Plotting code records:
>>>

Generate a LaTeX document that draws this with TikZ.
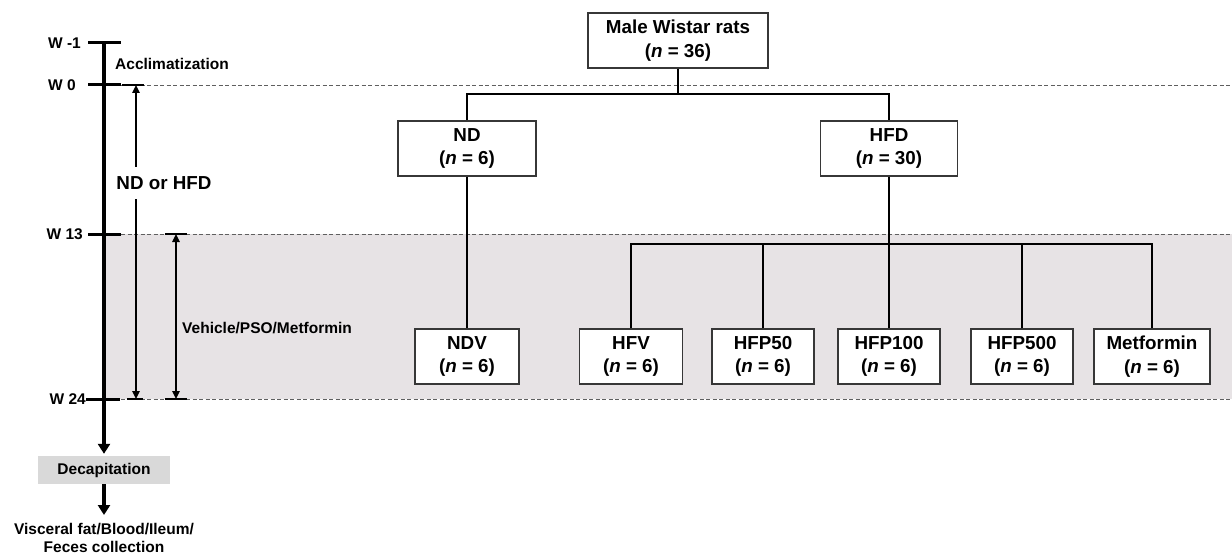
\documentclass[tikz,border=0pt]{standalone}
\usepackage{fontspec}
\setmainfont{Liberation Sans}
\usetikzlibrary{arrows.meta}
\definecolor{band}{RGB}{231,227,229}
\definecolor{dashgray}{RGB}{95,95,95}
\definecolor{decapgray}{RGB}{217,217,217}
\definecolor{boxgray}{RGB}{55,55,55}
\begin{document}
\begin{tikzpicture}[x=1pt,y=-1pt,
  grp/.style={draw=boxgray,line width=1.2pt,fill=white,minimum height=55pt,inner sep=0pt,align=center,font=\bfseries\fontsize{18.8}{23.5}\selectfont},
  conn/.style={line width=1.5pt},
  lbl/.style={font=\bfseries\fontsize{15.5}{18}\selectfont,inner sep=0pt},
  dline/.style={dashgray,line width=0.9pt,dash pattern=on 4pt off 2.5pt},
  tickmark/.style={line width=3pt},
  spanarrow/.style={line width=1.3pt,{Triangle[width=7.5pt,length=8pt]}-{Triangle[width=7.5pt,length=8pt]}},
  capline/.style={line width=1.5pt},
  bigarrow/.style={line width=3.5pt,-{Triangle[width=12pt,length=10pt]}}]
\useasboundingbox (0,0) rectangle (1232,559);
% background band and dashed guide lines
\fill[band] (105,234) rectangle (1232,399);
\draw[dline] (121,85) -- (1232,85);
\draw[dline] (121,234) -- (1232,234);
\draw[dline] (121,399) -- (1232,399);
% timeline
\coordinate (ttop) at (104,41.5);
\node[lbl,fill=decapgray,minimum width=132pt,minimum height=28pt] (decap) at (104,470) {Decapitation};
\node[lbl,align=center,anchor=north] (coll) at (104,523) {Visceral fat/Blood/Ileum/\\Feces collection};
\draw[bigarrow,shorten >=2pt] (ttop) -- (decap.north);
\draw[bigarrow,shorten >=8pt] (decap.south) -- (coll.north);
\draw[tickmark] (88,43) -- (121,43);
\draw[tickmark] (88,85) -- (121,85);
\draw[tickmark] (88,234) -- (121,234);
\draw[tickmark] (86,399) -- (120,399);
\node[lbl,anchor=east] (wm1) at (81,43) {W -1};
\node[lbl,anchor=east] (w0) at (76,85) {W 0};
\node[lbl,anchor=east] (w13) at (83,234) {W 13};
\node[lbl,anchor=east] (w24) at (86,399) {W 24};
\node[lbl,anchor=west] (accl) at (115,64) {Acclimatization};
% period spans
\coordinate (s1a) at (136,85);
\coordinate (s1b) at (136,399);
\draw[spanarrow] (s1a) -- (s1b);
\draw[capline] (122,85) -- (144,85);
\draw[capline] (127,399) -- (143,399);
\node[font=\bfseries\fontsize{18.8}{23.5}\selectfont,fill=white,inner xsep=2pt,inner ysep=9pt] (ndhfd) at (164,183) {ND or HFD};
\coordinate (s2a) at (176,234);
\coordinate (s2b) at (176,399);
\draw[spanarrow] (s2a) -- (s2b);
\draw[capline] (165,234) -- (187,234);
\draw[capline] (165,399) -- (187,399);
\node[lbl,anchor=west] (veh) at (182,328) {Vehicle/PSO/Metformin};
% tree
\node[grp,minimum width=180pt] (male) at (678,40.5) {Male Wistar rats\\(\textit{n} = 36)};
\node[grp,minimum width=138pt] (nd) at (467,148.5) {ND\\(\textit{n} = 6)};
\node[grp,minimum width=137pt] (hfd) at (889,148.5) {HFD\\(\textit{n} = 30)};
\node[grp,minimum width=104pt] (ndv) at (467,356.5) {NDV\\(\textit{n} = 6)};
\node[grp,minimum width=103pt] (hfv) at (631,356.5) {HFV\\(\textit{n} = 6)};
\node[grp,minimum width=102pt] (hfp50) at (763,356.5) {HFP50\\(\textit{n} = 6)};
\node[grp,minimum width=102pt] (hfp100) at (889,356.5) {HFP100\\(\textit{n} = 6)};
\node[grp,minimum width=102pt] (hfp500) at (1022,356.5) {HFP500\\(\textit{n} = 6)};
\node[grp,minimum width=116pt] (met) at (1152,356.5) {Metformin\\(\textit{n} = 6)};
\coordinate (tbus) at (0,94);
\coordinate (bbus) at (0,244);
\draw[conn] (male.south) -- (male.south |- tbus);
\draw[conn] (nd.north) |- (tbus -| hfd.north) -- (hfd.north);
\draw[conn] (nd.south) -- (ndv.north);
\draw[conn] (hfd.south) -- (hfp100.north);
\draw[conn] (hfv.north) |- (bbus -| met.north) -- (met.north);
\draw[conn] (hfp50.north) -- (hfp50.north |- bbus);
\draw[conn] (hfp500.north) -- (hfp500.north |- bbus);
\end{tikzpicture}
\end{document}
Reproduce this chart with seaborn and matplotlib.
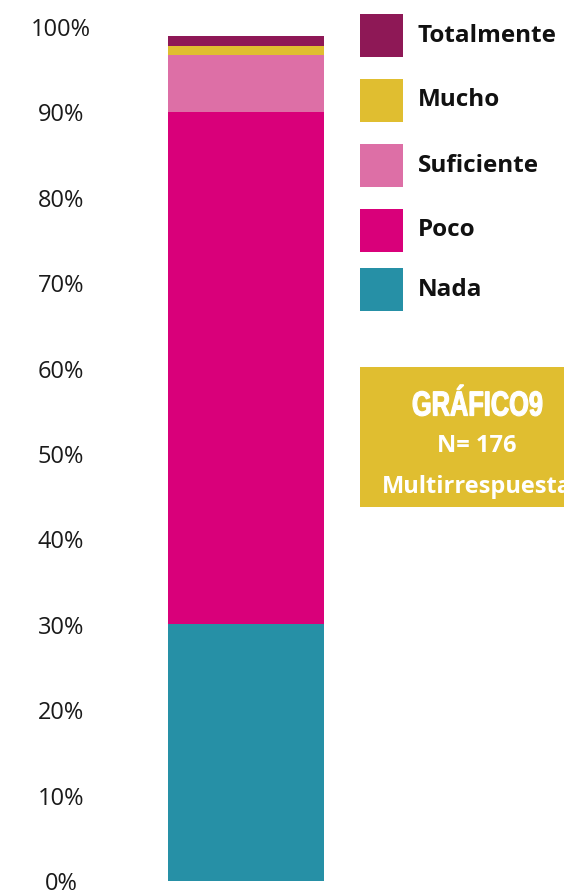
import seaborn as sns
import matplotlib.pyplot as plt
from matplotlib.patches import Rectangle, PathPatch
from matplotlib.textpath import TextPath
from matplotlib.font_manager import FontProperties
from matplotlib.transforms import Affine2D
import numpy as np

categories = ["Nada", "Poco", "Suficiente", "Mucho", "Totalmente"]
values = [30.1, 59.9, 6.7, 1.1, 1.1]
colors = ["#2690A6", "#D9007A", "#DD6FA6", "#E0BE30", "#8E1856"]
y_ticks = [0, 10, 20, 30, 40, 50, 60, 70, 80, 90, 100]
tick_labels = [f"{t}%" for t in y_ticks]

sns.set_style("white")
plt.rcParams["font.family"] = ["Open Sans", "DejaVu Sans"]

W, H = 564, 891
fig = plt.figure(figsize=(W / 100, H / 100), dpi=100)
# axes placed so 0% sits at y=881 px and 100% at y=27 px
ax = fig.add_axes([120 / W, (H - 881) / H, 252 / W, (881 - 27) / H])

# stacked bar: draw cumulative totals from the top down
cum = np.cumsum(values)
for i in reversed(range(len(categories))):
    sns.barplot(x=["Total"], y=[cum[i]], color=colors[i], width=0.62,
                saturation=1, ax=ax, linewidth=0)

ax.set_xlim(-0.5, 0.5)
ax.set_ylim(0, 100)
ax.set_yticks(y_ticks)
ax.set_yticklabels(tick_labels, fontsize=17, color="#1a1a1a", ha="center")
ax.set_xticks([])
ax.set_xlabel("")
ax.set_ylabel("")
# labels centred at x ~ 61 px
ax.tick_params(axis="y", length=0, pad=(120 - 61) * 0.72)
sns.despine(ax=ax, left=True, bottom=True)

# legend as squares + bold labels, top to bottom
leg_tops = [14, 79, 144, 209, 268]
for k, i in enumerate(reversed(range(len(categories)))):
    top = leg_tops[k]
    fig.add_artist(Rectangle((360 / W, (H - top - 43) / H), 43 / W, 43 / H,
                             transform=fig.transFigure, color=colors[i], lw=0))
    fig.text(418 / W, (H - top - 21.5) / H, categories[i], fontsize=17.5,
             fontweight="bold", color="#111111", va="center", ha="left")

# title box
fig.add_artist(Rectangle((360 / W, (H - 507) / H), 220 / W, 140 / H,
                         transform=fig.transFigure, color="#E0BE30", lw=0))

# condensed title: bold text path squeezed horizontally
tp = TextPath((0, 0), "GRÁFICO9", size=36,
              prop=FontProperties(family="Liberation Sans", weight="bold"))
bb = tp.get_extents()
sx, sy = 129 / bb.width, 25.0 / 26.0
tr = (Affine2D().translate(-bb.x0 - bb.width / 2, 0).scale(sx, sy)
      .translate(477.5, H - 415.5))
fig.add_artist(PathPatch(tr.transform_path(tp), transform=None,
                         facecolor="white", edgecolor="white", lw=0.9))

fig.text(477 / W, (H - 446) / H, "N= 176", fontsize=17, fontweight="bold",
         color="white", ha="center", va="center")
fig.text(477 / W, (H - 487) / H, "Multirrespuesta", fontsize=17,
         fontweight="bold", color="white", ha="center", va="center")

fig.savefig("out.png", dpi=100)
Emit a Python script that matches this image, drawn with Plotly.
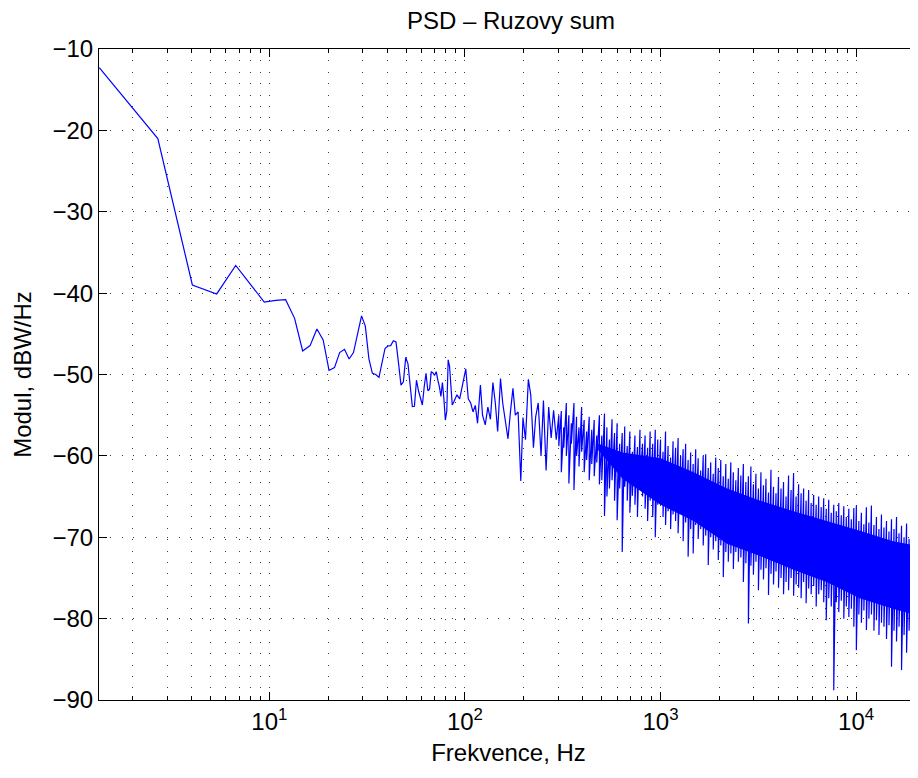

<<<

Above are some entries. Restate word for word the lines from the one holding "Reproduce this chart" through the one holding "sns.despine(ax=ax, left=True, bottom=True)", but not the pictures.

Reproduce this chart with seaborn and matplotlib.
import seaborn as sns
import matplotlib.pyplot as plt
from matplotlib.patches import Rectangle, PathPatch
from matplotlib.textpath import TextPath
from matplotlib.font_manager import FontProperties
from matplotlib.transforms import Affine2D
import numpy as np

categories = ["Nada", "Poco", "Suficiente", "Mucho", "Totalmente"]
values = [30.1, 59.9, 6.7, 1.1, 1.1]
colors = ["#2690A6", "#D9007A", "#DD6FA6", "#E0BE30", "#8E1856"]
y_ticks = [0, 10, 20, 30, 40, 50, 60, 70, 80, 90, 100]
tick_labels = [f"{t}%" for t in y_ticks]

sns.set_style("white")
plt.rcParams["font.family"] = ["Open Sans", "DejaVu Sans"]

W, H = 564, 891
fig = plt.figure(figsize=(W / 100, H / 100), dpi=100)
# axes placed so 0% sits at y=881 px and 100% at y=27 px
ax = fig.add_axes([120 / W, (H - 881) / H, 252 / W, (881 - 27) / H])

# stacked bar: draw cumulative totals from the top down
cum = np.cumsum(values)
for i in reversed(range(len(categories))):
    sns.barplot(x=["Total"], y=[cum[i]], color=colors[i], width=0.62,
                saturation=1, ax=ax, linewidth=0)

ax.set_xlim(-0.5, 0.5)
ax.set_ylim(0, 100)
ax.set_yticks(y_ticks)
ax.set_yticklabels(tick_labels, fontsize=17, color="#1a1a1a", ha="center")
ax.set_xticks([])
ax.set_xlabel("")
ax.set_ylabel("")
# labels centred at x ~ 61 px
ax.tick_params(axis="y", length=0, pad=(120 - 61) * 0.72)
sns.despine(ax=ax, left=True, bottom=True)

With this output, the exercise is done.